Previous local chapter presidents also came to the stage to receive awards for their service over the years, one of whom sounded emotional as he talked about the organization’s local legacy.

“I can’t tell you how great this day is in my eyes, how powerful,” said Josef Powdrell, 67, co-owner of the barbecue restaurant Mr. Powdrell’s.

He has lived in Albuquerque for half a century, after relocating from Texas as a teenager. He said he’s been involved with the NAACP since he was 9 years old, at a time when membership cost about 25 cents a year.

He served as 22nd president of the Albuquerque chapter in the mid-2000s.

“The city of Albuquerque is a more equitable place to live because of the presence of this organization,” he said in his speech.

The original charter of the Albuquerque branch of the NAACP was on display during the celebration on Saturday. (Marla Brose/Albuquerque Journal)
The original charter of the Albuquerque branch of the NAACP was on display during the celebration on Saturday. (Marla Brose/Albuquerque Journal)

The local chapter began Jan. 5, 1915, after another civil rights group, the Independent Society of New Mexico, decided to affiliate with the NAACP in order to be able to ally with a larger organization with a national reach.

The NAACP began in 1909 on a national level – three years before New Mexico became the 47th state on Jan. 6, 1912.

During his time in office, Powdrell said, “It was more than I could imagine.

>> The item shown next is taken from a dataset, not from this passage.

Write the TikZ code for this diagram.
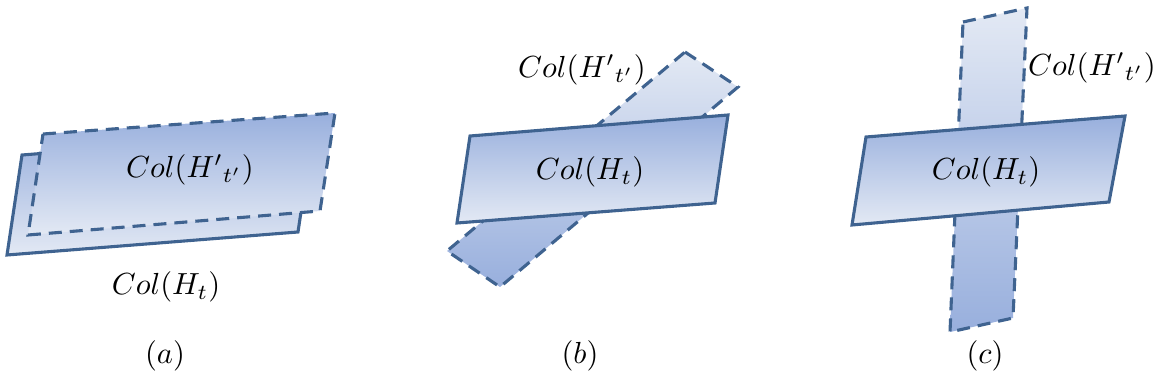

I had experiences that made me grow up; I had some experiences that made me cry.”

In an interview earlier in the week, he said he got involved advocating for local black people who’d had incidents with law enforcement, private employers, and staff members at retail outlets and entertainment venues and who then contacted the local NAACP chapter for support when they felt that their rights were violated because they were black.

Powdrell cited 17 conversations with the Albuquerque Police Department’s top brass during his term in office, as well as his trips to court on behalf of members and his attempts, sometimes successful, other times less so, to resolve neighborhood disputes.

“It’s a commendable thing to have gotten done for 100 years,” Powdrell said. “It takes presence; it takes membership; and it takes interactions with local authorities.”

Bailey encouraged new generations of young members to keep the organization and its legacy alive by joining and remaining active in the group.